::: Supplied material :::

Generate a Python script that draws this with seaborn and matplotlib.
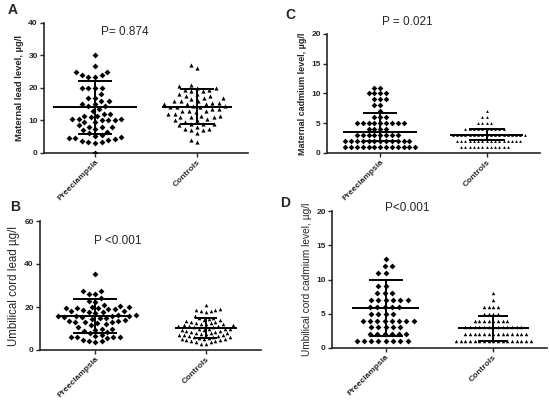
import numpy as np
import pandas as pd
import matplotlib
matplotlib.use("Agg")
import matplotlib.pyplot as plt
import seaborn as sns

sns.set_style("ticks")
plt.rcParams['font.family'] = ['Liberation Sans', 'DejaVu Sans']

groups = ["Preeclampsia", "Controls"]

# panel A: maternal lead (µg/l)
lead_mat_pre = [30, 26.7, 25, 25, 24, 23.5, 23.5, 24, 20, 20, 20, 20, 18, 17, 17, 16, 16,
                15, 15, 14.5, 14.5, 13.5, 13, 12, 12, 11.5, 11.5, 11, 10.5, 10.5, 10.5, 10,
                10, 10, 9.5, 9.5, 8.5, 8, 8, 8, 7.5, 7, 6.5, 6, 5.5, 5.3, 5, 4.5, 4.5, 4.2,
                4, 3.8, 3.5, 3.5, 3.2, 0]
lead_mat_ctrl = [27.2, 26.2, 21, 20.5, 20, 20, 19.5, 19.5, 19, 19, 18, 18, 17.5, 17.5, 17, 17,
                 16.5, 16, 16, 16, 15.5, 15.5, 15, 15, 15, 14.5, 14.5, 14, 14, 14, 13.5, 13.5,
                 13, 13, 13, 12.5, 12, 12, 11.5, 11.5, 11, 11, 11, 10.5, 10, 10, 9.5, 9, 9, 9,
                 8.5, 8, 7.5, 7.5, 7, 7, 6, 4, 3.5]

# panel B: umbilical cord lead (µg/l)
lead_cord_pre = [35.5, 27.5, 27.5, 26, 26, 24, 23, 22.5, 21, 20.5, 20, 20, 19.5, 19.5, 19.5,
                 19, 19, 18.5, 18, 18, 17.5, 17.5, 17, 16.5, 16.5, 16, 16, 16, 16, 15.5, 15.5,
                 15, 15, 14.5, 14, 13.5, 13.5, 13, 13, 13, 12.5, 12, 11.5, 10.5, 10, 10, 9.5,
                 9, 8.5, 8, 7, 6.5, 6, 6, 6, 6, 5.5, 4.5, 4, 4, 3.5]
lead_cord_ctrl = [21, 19, 18.5, 18.5, 18, 18, 17.5, 16, 15, 15, 14.5, 14, 14, 13.5, 13, 13,
                  12.5, 12.5, 12, 12, 12, 11.5, 11.5, 11, 11, 11, 10.5, 10.5, 10, 10, 10, 10,
                  9.5, 9.5, 9, 9, 8.5, 8.5, 8, 8, 8, 7.5, 7.5, 7, 7, 7, 6.5, 6.5, 6, 6, 6, 5.5,
                  5.5, 5, 5, 5, 4.5, 4.5, 4, 4, 3.5, 3.5, 3, 3]

# panel C: maternal cadmium (µg/l)
cd_mat_pre = [11]*2 + [10]*4 + [9]*3 + [8]*2 + [7]*1 + [6]*3 + [5]*9 + [4]*4 + [3]*8 + [2]*12 + [1]*13
cd_mat_ctrl = [7]*1 + [6]*2 + [5]*4 + [4]*10 + [3]*18 + [2]*16 + [1]*12

# panel D: umbilical cord cadmium (µg/l)
cd_cord_pre = [13]*1 + [12]*2 + [11]*2 + [9]*2 + [8]*3 + [7]*6 + [6]*5 + [5]*4 + [4]*8 + [3]*5 + [2]*6 + [1]*8
cd_cord_ctrl = [8]*1 + [7]*1 + [6]*4 + [5]*4 + [4]*8 + [3]*13 + [2]*14 + [1]*17

# centre line and whiskers: (centre, low, high) per group
bars_A = [(14.0, 5.7, 22.3), (14.2, 8.8, 19.6)]
bars_B = [(15.8, 7.8, 23.5), (10.2, 5.8, 14.7)]
bars_C = [(3.5, 2.0, 6.8), (3.0, 2.2, 4.0)]
bars_D = [(5.9, 1.8, 9.95), (2.85, 0.95, 4.6)]

panels = [
    dict(rect=[0.08, 0.6175, 0.371, 0.325], pre=lead_mat_pre, ctrl=lead_mat_ctrl, bars=bars_A,
         ylim=40, yticks=[0, 10, 20, 30, 40], ylabel="Maternal lead level, µg/l",
         lab_w="bold", lab_fs=6.8, letter="A", letter_xy=(8, 10), p="P= 0.874", p_xy=(125, 32),
         swarm=(4.6, 4.6), vis=(3.0, 3.0), mean_w=(0.41, 0.34), cap_w=(0.165, 0.165)),
    dict(rect=[0.5945, 0.6175, 0.387, 0.2975], pre=cd_mat_pre, ctrl=cd_mat_ctrl, bars=bars_C,
         ylim=20, yticks=[0, 5, 10, 15, 20], ylabel="Maternal cadmium level, µg/l",
         lab_w="bold", lab_fs=6.5, letter="C", letter_xy=(285, 15), p="P = 0.021", p_xy=(407, 22),
         swarm=(4.0, 2.9), vis=(2.9, 2.0), mean_w=(0.35, 0.34), cap_w=(0.16, 0.17)),
    dict(rect=[0.0727, 0.125, 0.402, 0.3225], pre=lead_cord_pre, ctrl=lead_cord_ctrl, bars=bars_B,
         ylim=60, yticks=[0, 20, 40, 60], ylabel="Umbilical cord lead µg/l",
         lab_w="normal", lab_fs=8.3, letter="B", letter_xy=(10, 207), p="P <0.001", p_xy=(118, 241),
         swarm=(4.4, 3.4), vis=(3.0, 2.6), mean_w=(0.32, 0.28), cap_w=(0.2, 0.1)),
    dict(rect=[0.6036, 0.13, 0.391, 0.3425], pre=cd_cord_pre, ctrl=cd_cord_ctrl, bars=bars_D,
         ylim=20, yticks=[0, 5, 10, 15, 20], ylabel="Umbilical cord cadmium level, µg/l",
         lab_w="normal", lab_fs=7.3, letter="D", letter_xy=(280, 203), p="P<0.001", p_xy=(407, 208),
         swarm=(5.0, 3.2), vis=(3.0, 2.5), mean_w=(0.31, 0.33), cap_w=(0.16, 0.14)),
]

fig = plt.figure(figsize=(5.5, 4), dpi=100)
shrink = []

for pn in panels:
    ax = fig.add_axes(pn["rect"])
    for i, (vals, mk) in enumerate([(pn["pre"], "D"), (pn["ctrl"], "^")]):
        df = pd.DataFrame({"group": groups[i], "value": vals})
        n0 = len(ax.collections)
        sns.swarmplot(data=df, x="group", y="value", order=groups, color="black",
                      marker=mk, size=pn["swarm"][i], linewidth=0, ax=ax, warn_thresh=1.0)
        for c in ax.collections[n0:]:
            shrink.append((c, pn["vis"][i]))
    for i, (m, lo, hi) in enumerate(pn["bars"]):
        mw, cw = pn["mean_w"][i], pn["cap_w"][i]
        ax.hlines(m, i - mw, i + mw, color="black", lw=1.4, zorder=5)
        ax.hlines([lo, hi], i - cw, i + cw, color="black", lw=1.4, zorder=5)
        ax.vlines(i, lo, hi, color="black", lw=1.4, zorder=5)

    ax.set_xlim(-0.5, 1.5)
    ax.set_ylim(0, pn["ylim"])
    ax.set_yticks(pn["yticks"])
    ax.set_xlabel("")
    ax.set_ylabel(pn["ylabel"], fontsize=pn["lab_fs"], fontweight=pn["lab_w"], labelpad=3)
    ax.set_xticks([0, 1])
    ax.set_xticklabels(groups, rotation=45, ha="right", rotation_mode="anchor",
                       fontsize=6, fontweight="bold")
    for t in ax.get_yticklabels():
        t.set_fontsize(6)
        t.set_fontweight("bold")
    ax.tick_params(length=3, width=1, pad=1.5)
    ax.tick_params(axis="x", pad=1)
    sns.despine(ax=ax)
    for s in ["left", "bottom"]:
        ax.spines[s].set_linewidth(1.2)

    lx, ly = pn["letter_xy"]
    fig.text(lx / 550, 1 - ly / 400, pn["letter"], fontsize=10, fontweight="bold",
             ha="left", va="center")
    px, py = pn["p_xy"]
    fig.text(px / 550, 1 - py / 400, pn["p"], fontsize=8.5, ha="center", va="center")

# lay out the swarms with the wider spacing, then freeze them and draw smaller markers
fig.canvas.draw()
for c, vis in shrink:
    if "draw" in c.__dict__:
        del c.draw
    c.set_sizes([vis ** 2])

fig.savefig("out.png", dpi=100)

:::

• [Challenge]
With all pictures left out, please transcribe exactly the lines from the start of the material through the line with "cd_mat_ctrl = [7]*1".

• [Result for this exercise]
Generate a Python script that draws this with seaborn and matplotlib.
import numpy as np
import pandas as pd
import matplotlib
matplotlib.use("Agg")
import matplotlib.pyplot as plt
import seaborn as sns

sns.set_style("ticks")
plt.rcParams['font.family'] = ['Liberation Sans', 'DejaVu Sans']

groups = ["Preeclampsia", "Controls"]

# panel A: maternal lead (µg/l)
lead_mat_pre = [30, 26.7, 25, 25, 24, 23.5, 23.5, 24, 20, 20, 20, 20, 18, 17, 17, 16, 16,
                15, 15, 14.5, 14.5, 13.5, 13, 12, 12, 11.5, 11.5, 11, 10.5, 10.5, 10.5, 10,
                10, 10, 9.5, 9.5, 8.5, 8, 8, 8, 7.5, 7, 6.5, 6, 5.5, 5.3, 5, 4.5, 4.5, 4.2,
                4, 3.8, 3.5, 3.5, 3.2, 0]
lead_mat_ctrl = [27.2, 26.2, 21, 20.5, 20, 20, 19.5, 19.5, 19, 19, 18, 18, 17.5, 17.5, 17, 17,
                 16.5, 16, 16, 16, 15.5, 15.5, 15, 15, 15, 14.5, 14.5, 14, 14, 14, 13.5, 13.5,
                 13, 13, 13, 12.5, 12, 12, 11.5, 11.5, 11, 11, 11, 10.5, 10, 10, 9.5, 9, 9, 9,
                 8.5, 8, 7.5, 7.5, 7, 7, 6, 4, 3.5]

# panel B: umbilical cord lead (µg/l)
lead_cord_pre = [35.5, 27.5, 27.5, 26, 26, 24, 23, 22.5, 21, 20.5, 20, 20, 19.5, 19.5, 19.5,
                 19, 19, 18.5, 18, 18, 17.5, 17.5, 17, 16.5, 16.5, 16, 16, 16, 16, 15.5, 15.5,
                 15, 15, 14.5, 14, 13.5, 13.5, 13, 13, 13, 12.5, 12, 11.5, 10.5, 10, 10, 9.5,
                 9, 8.5, 8, 7, 6.5, 6, 6, 6, 6, 5.5, 4.5, 4, 4, 3.5]
lead_cord_ctrl = [21, 19, 18.5, 18.5, 18, 18, 17.5, 16, 15, 15, 14.5, 14, 14, 13.5, 13, 13,
                  12.5, 12.5, 12, 12, 12, 11.5, 11.5, 11, 11, 11, 10.5, 10.5, 10, 10, 10, 10,
                  9.5, 9.5, 9, 9, 8.5, 8.5, 8, 8, 8, 7.5, 7.5, 7, 7, 7, 6.5, 6.5, 6, 6, 6, 5.5,
                  5.5, 5, 5, 5, 4.5, 4.5, 4, 4, 3.5, 3.5, 3, 3]

# panel C: maternal cadmium (µg/l)
cd_mat_pre = [11]*2 + [10]*4 + [9]*3 + [8]*2 + [7]*1 + [6]*3 + [5]*9 + [4]*4 + [3]*8 + [2]*12 + [1]*13
cd_mat_ctrl = [7]*1 + [6]*2 + [5]*4 + [4]*10 + [3]*18 + [2]*16 + [1]*12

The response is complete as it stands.